On May 2, the European Commission will present its proposal for the future EU budget. The first post-Brexit budget plan presents both risks and opportunities. The anachronistic budget structure of the EU can only be reformed if the EU succeeds in breaking through national egoism and in strengthening policy fields with pan-European added value.
On May 2, EU Budget Commissioner Günther Oettinger will present the Commission's proposal for the multiannual financial framework (MFR) for the 2021 to 2027 period. To date, the EU budget has been capped at approximately one percent of the EU-Gross National Income, and it entailed payments in the amount of 145 billion Euro in 2018.
Difficult starting position: Brexit and treaty infringements in Eastern Europe
This time, the starting position is even more difficult than it was for previous MFR negotiations. A line of conflict traditionally runs between net contributors and net recipients. Even if the net balance of own resources payments and reflows is hardly a sensible criterion for the benefits of EU membership, it continues to have immense importance to national governments as an indicator of the success of their own negotiating. This also explains why several Member States have provided uninterrupted political support to continuing agriculture and cohesion policies to the same extent as before. To date, the agriculture budget has been devouring almost 40 percent of the EU budget. An additional third of the budget is used for the balancing of poorer and richer regions as part of cohesion policies.
In addition to the traditional lines of conflict, we also face new challenges and divisions.
1. The exit of the United Kingdom, a net contributor, is ripping a huge hole – of roughly 13 billion Euro per year – in the budget. This exacerbates already existing conflicts over distribution.
2. The EU's conflict with Hungary and Poland regarding issues of the rule of law and separation of powers. This conflict also has a financial dimension, as providing financial benefits to Member States with serious shortcomings in terms of the rule of law is being called into question.
New budget: European added value instead of national egoism
Despite the difficulty of the starting position, the conflicts nevertheless offer a great opportunity for a budget in which national self-interests regarding the agriculture- and cohesion-related transfer policies could be dialled back in favour of the common interest of all Member States in the financing of genuine European tasks. EU Budget Commissioner Günther Oettinger has rightly put the highest emphasis on the criterion "European added value" as well as made this clear to all parties involved. In the future, the EU budget should focus on areas in which Europe can provide more benefits with the money of its taxpayers than the Member States can provide by themselves.
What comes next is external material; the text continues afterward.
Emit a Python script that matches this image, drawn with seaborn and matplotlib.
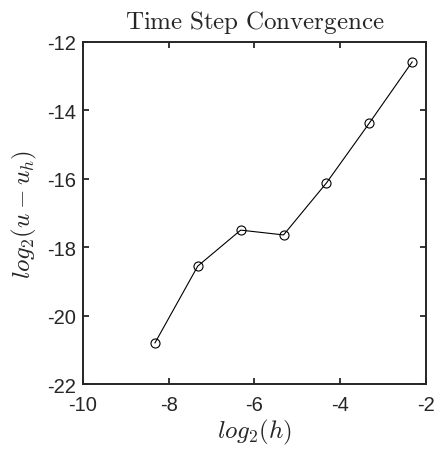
import matplotlib
matplotlib.use("Agg")
import matplotlib.pyplot as plt
import seaborn as sns
import pandas as pd

log2_h = [-8.32, -7.32, -6.32, -5.32, -4.32, -3.32, -2.32]
log2_err = [-20.80, -18.55, -17.50, -17.64, -16.12, -14.37, -12.58]
x_ticks = [-10, -8, -6, -4, -2]
y_ticks = [-22, -20, -18, -16, -14, -12]

sns.set_style("white")
plt.rcParams['font.family'] = ['Liberation Sans', 'DejaVu Sans']
plt.rcParams['mathtext.fontset'] = 'cm'

df = pd.DataFrame({"x": log2_h, "y": log2_err})

fig = plt.figure(figsize=(4.36, 4.52), dpi=100)
ax = fig.add_axes([0.190, 0.148, 0.787, 0.757])
sns.lineplot(data=df, x="x", y="y", ax=ax, color="black", linewidth=0.8,
             marker="o", markersize=6.5, markerfacecolor="none",
             markeredgecolor="black", markeredgewidth=0.8, sort=False)

ax.set_xlim(-10, -2)
ax.set_ylim(-22, -12)
ax.set_xticks(x_ticks)
ax.set_yticks(y_ticks)
ax.set_xticklabels([str(t) for t in x_ticks])
ax.set_yticklabels([str(t) for t in y_ticks])
ax.tick_params(direction="in", length=4, width=1.3, color="#262626",
               labelsize=14.5, labelcolor="#262626", top=True, right=True,
               bottom=True, left=True)
ax.tick_params(axis="x", pad=8)
ax.tick_params(axis="y", pad=5)
for s in ax.spines.values():
    s.set_visible(True)
    s.set_linewidth(1.4)
    s.set_color("#262626")

ax.set_xlabel(r"$log_2(h)$", fontsize=18, labelpad=2)
ax.set_ylabel(r"$log_2(u-u_h)$", fontsize=18, labelpad=6)
ax.set_title(r"$\mathrm{Time\ Step\ Convergence}$", fontsize=18, pad=10)

fig.savefig("out.png", dpi=100)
Our study ("How Europe can deliver") conducted in partnership with the Centre for European Economic Research (ZEW) explores which policy fields could offer this European added value and where the EU tasks should be reduced. The study employs a standardised, data-supported process in analysing eight policy fields, ranging from education to unemployment insurance.
Less money for agriculture policies – more for common asylum policies
The results turn out to be very different depending on the policy field. One unambiguous result is the recommendation for an expansion of European responsibility in terms of defence. In this case, owing to economies of scale, a European army could help to improve the ratio of deployable soldiers to total size of armed forces.
Regarding development aid, centralised European financing could help to resolve the fragmentation of the national projects as well as to increase Europe's influence.
The results likewise point to a significant European added value of EU-financed common asylum policies that promise cost advantages and an end to the "race to the bottom" in reception requirements.
In contrast, the study's findings point in the opposite direction when it comes to agriculture policy. In this case, it becomes clear that the centralised European subsidisation of farmers is extremely imprecise and therefore needlessly expensive, as it does not help the operations that are actually in need of protection in a targeted manner.
In recent months, Budget Commissioner Oettinger has been preparing the public for cutbacks in the fields of agriculture and cohesion policy in order to increase the scope for genuine European tasks in view of Brexit costs. The study lends support to this line of action.
"If he does not succeed in changing the course with immense reform pressure, Europe will miss a historic opportunity to finally correct the anachronistic budget structure."